It is amazingly easy to predict what your neighbors are growing in their garden every summer. With its sturdiness, durability, and remarkable ability to withstand the abuse of inexperienced farmers, different varieties of squash can be found in nearly every home garden in suburban America. Yellow squash, zucchini, butternut squash, and banana squash are all popular components of the summertime gardening experience. However, after the big harvest has come in, many garden owners are left with an enormous pile of vegetables that they must prepare before the food goes to waste. It can be difficult to think of a variety of different ways to cook all your squash to tender perfection. However, distressed gardeners may be able to find some relief by turning to their barbeques. Grilling squash is an excellent way to turn this overly abundant summertime vegetable into a tasty side dish.
The first important aspect in grilling squash is to make sure that the squash is cut up correctly. You will want to start with a squash that is as evenly shaped and as free from blemishes as possible. If there are any imperfections on the squash, cut them out before doing anything else. Next, give your squash a thorough wash and divide it into evenly-sized pieces. The exact dimensions do not matter so much as long as all the pieces are of the same size and thickness. Keep in mind, though, that the thicker your squash is cut, the longer it will take to cook. You also do not want the pieces to be too small, or they will be difficult to turn on the grill. In terms of efficiency, the best way to cut your squash is probably in long, thin planks.
Next, you will want to flavor your squash. As wonderful as the texture of home grown squashes can be, these vegetables simply do not have much taste on their own. Fresh herbs, lemon juice, various spices, steak rubs, or garlic would all make a fantastic addition. It is also important to spread a thin layer of oil over the squash to help ensure that it does not stick to the grill. Many people choose to use a more flavorful oil, such as olive oil, as this will add an additional touch of flair to the finished product. Conversely, some people choose to wrap their squash inside of foil packets before putting them on the grill. This eliminates all sticking problems whatsoever and essentially steams the squash. However, by wrapping your squash in foil, you will not achieve the same savory grill marks and smoky flavor from the barbeque that you would by placing the veggies directly onto the grill.
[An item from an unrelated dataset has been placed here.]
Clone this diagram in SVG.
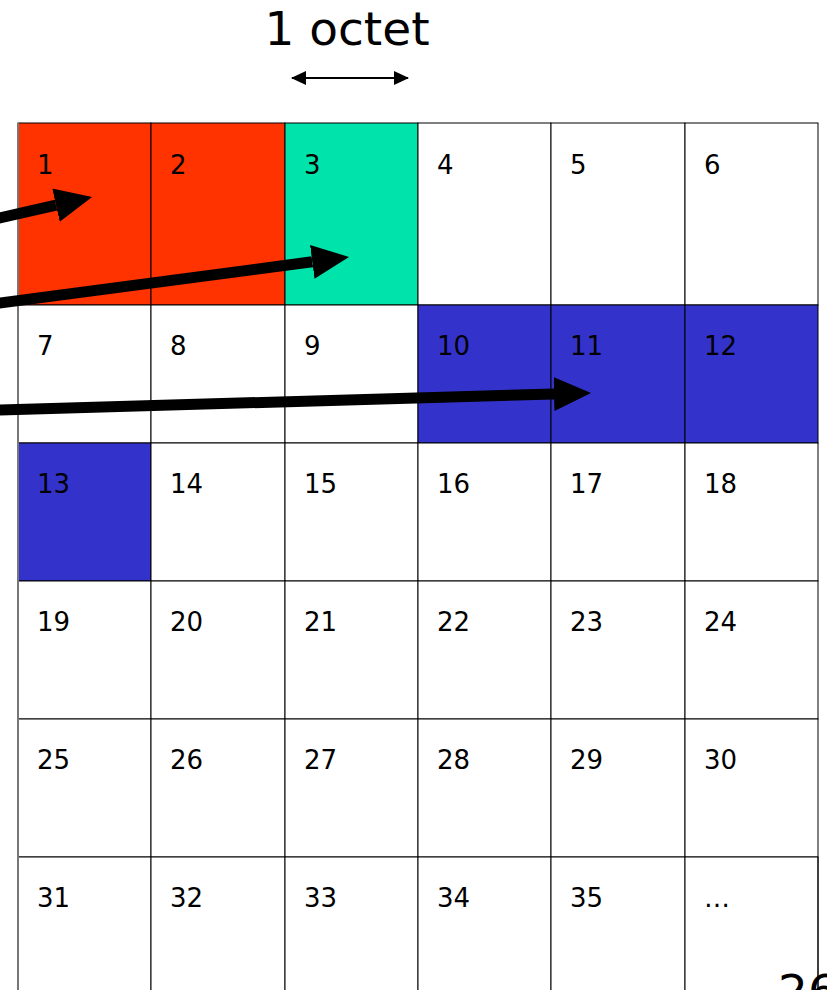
<svg xmlns="http://www.w3.org/2000/svg" width="827" height="990" viewBox="0 0 827 990">
<style>
.cell{stroke:#000;stroke-width:1;fill:#fff}
.red{fill:#ff3300}
.teal{fill:#00e3aa}
.blue{fill:#3333cc}
.num{font-family:"DejaVu Sans",sans-serif;font-size:26px;fill:#000}
.big{font-family:"DejaVu Sans",sans-serif;font-size:47px;fill:#000}
.arr{stroke:#000;stroke-width:11;fill:none}
</style>
<defs>
<marker id="head" markerUnits="userSpaceOnUse" markerWidth="40" markerHeight="36" refX="0" refY="17" orient="auto">
<path d="M0,0 L37,17 L0,34 z" fill="#000"/>
</marker>
<marker id="sh" markerUnits="userSpaceOnUse" markerWidth="16" markerHeight="16" refX="14" refY="7" orient="auto-start-reverse">
<path d="M0,0 L15,7 L0,14 z" fill="#000"/>
</marker>
</defs>
<rect width="827" height="990" fill="#fff"/>
<text class="big" x="347" y="45" text-anchor="middle">1 octet</text>
<line x1="292" y1="78" x2="408" y2="78" stroke="#000" stroke-width="2" marker-start="url(#sh)" marker-end="url(#sh)"/>
<g id="grid">
<g id="c1"><rect class="cell red" x="18" y="123" width="133" height="182"/><text class="num" x="37" y="174">1</text></g>
<g id="c2"><rect class="cell red" x="151" y="123" width="134" height="182"/><text class="num" x="170" y="174">2</text></g>
<g id="c3"><rect class="cell teal" x="285" y="123" width="133" height="182"/><text class="num" x="304" y="174">3</text></g>
<g id="c4"><rect class="cell" x="418" y="123" width="133" height="182"/><text class="num" x="437" y="174">4</text></g>
<g id="c5"><rect class="cell" x="551" y="123" width="134" height="182"/><text class="num" x="570" y="174">5</text></g>
<g id="c6"><rect class="cell" x="685" y="123" width="133" height="182"/><text class="num" x="704" y="174">6</text></g>

<g id="c7"><rect class="cell" x="18" y="305" width="133" height="138"/><text class="num" x="37" y="355">7</text></g>
<g id="c8"><rect class="cell" x="151" y="305" width="134" height="138"/><text class="num" x="170" y="355">8</text></g>
<g id="c9"><rect class="cell" x="285" y="305" width="133" height="138"/><text class="num" x="304" y="355">9</text></g>
<g id="c10"><rect class="cell blue" x="418" y="305" width="133" height="138"/><text class="num" x="437" y="355">10</text></g>
<g id="c11"><rect class="cell blue" x="551" y="305" width="134" height="138"/><text class="num" x="570" y="355">11</text></g>
<g id="c12"><rect class="cell blue" x="685" y="305" width="133" height="138"/><text class="num" x="704" y="355">12</text></g>

<g id="c13"><rect class="cell blue" x="18" y="443" width="133" height="138"/><text class="num" x="37" y="493">13</text></g>
<g id="c14"><rect class="cell" x="151" y="443" width="134" height="138"/><text class="num" x="170" y="493">14</text></g>
<g id="c15"><rect class="cell" x="285" y="443" width="133" height="138"/><text class="num" x="304" y="493">15</text></g>
<g id="c16"><rect class="cell" x="418" y="443" width="133" height="138"/><text class="num" x="437" y="493">16</text></g>
<g id="c17"><rect class="cell" x="551" y="443" width="134" height="138"/><text class="num" x="570" y="493">17</text></g>
<g id="c18"><rect class="cell" x="685" y="443" width="133" height="138"/><text class="num" x="704" y="493">18</text></g>

<g id="c19"><rect class="cell" x="18" y="581" width="133" height="138"/><text class="num" x="37" y="631">19</text></g>
<g id="c20"><rect class="cell" x="151" y="581" width="134" height="138"/><text class="num" x="170" y="631">20</text></g>
<g id="c21"><rect class="cell" x="285" y="581" width="133" height="138"/><text class="num" x="304" y="631">21</text></g>
<g id="c22"><rect class="cell" x="418" y="581" width="133" height="138"/><text class="num" x="437" y="631">22</text></g>
<g id="c23"><rect class="cell" x="551" y="581" width="134" height="138"/><text class="num" x="570" y="631">23</text></g>
<g id="c24"><rect class="cell" x="685" y="581" width="133" height="138"/><text class="num" x="704" y="631">24</text></g>

<g id="c25"><rect class="cell" x="18" y="719" width="133" height="138"/><text class="num" x="37" y="769">25</text></g>
<g id="c26"><rect class="cell" x="151" y="719" width="134" height="138"/><text class="num" x="170" y="769">26</text></g>
<g id="c27"><rect class="cell" x="285" y="719" width="133" height="138"/><text class="num" x="304" y="769">27</text></g>
<g id="c28"><rect class="cell" x="418" y="719" width="133" height="138"/><text class="num" x="437" y="769">28</text></g>
<g id="c29"><rect class="cell" x="551" y="719" width="134" height="138"/><text class="num" x="570" y="769">29</text></g>
<g id="c30"><rect class="cell" x="685" y="719" width="133" height="138"/><text class="num" x="704" y="769">30</text></g>

<g id="c31"><rect class="cell" x="18" y="857" width="133" height="138"/><text class="num" x="37" y="907">31</text></g>
<g id="c32"><rect class="cell" x="151" y="857" width="134" height="138"/><text class="num" x="170" y="907">32</text></g>
<g id="c33"><rect class="cell" x="285" y="857" width="133" height="138"/><text class="num" x="304" y="907">33</text></g>
<g id="c34"><rect class="cell" x="418" y="857" width="133" height="138"/><text class="num" x="437" y="907">34</text></g>
<g id="c35"><rect class="cell" x="551" y="857" width="134" height="138"/><text class="num" x="570" y="907">35</text></g>
<g id="c36"><rect class="cell" x="685" y="857" width="133" height="138"/><text class="num" x="704" y="907">…</text></g>
<line x1="18" y1="123" x2="18" y2="990" stroke="#777" stroke-width="2"/>
</g>
<text class="big" x="778" y="1008">26</text>
<line x1="818" y1="857" x2="818" y2="990" stroke="#000" stroke-width="1"/>
<g id="connectors">
<line class="arr" x1="-5" y1="219" x2="56" y2="205.2" marker-end="url(#head)"/>
<line class="arr" x1="-5" y1="303.7" x2="312.3" y2="261.8" marker-end="url(#head)"/>
<line class="arr" x1="-5" y1="410.1" x2="554" y2="394" marker-end="url(#head)"/>
</g>
</svg>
After seasoning, you are finally ready to get your squash on the grill. Most types of squash should be cooked over medium heat for about four to five minutes on each side. Monitor your squash to ensure that it does not become blackened or burnt; once the squash has reached a deep golden brown on one side, flip it over to the next. The squash is done when it has been browned on all sides, has a slightly firm exterior, and is tender on the inside (you can check this by poking the squash with a fork). Be careful not to overcook your squash, as this will cause it to become mushy and bitter. By following these steps, you will soon be grilling succulent squash like the pros.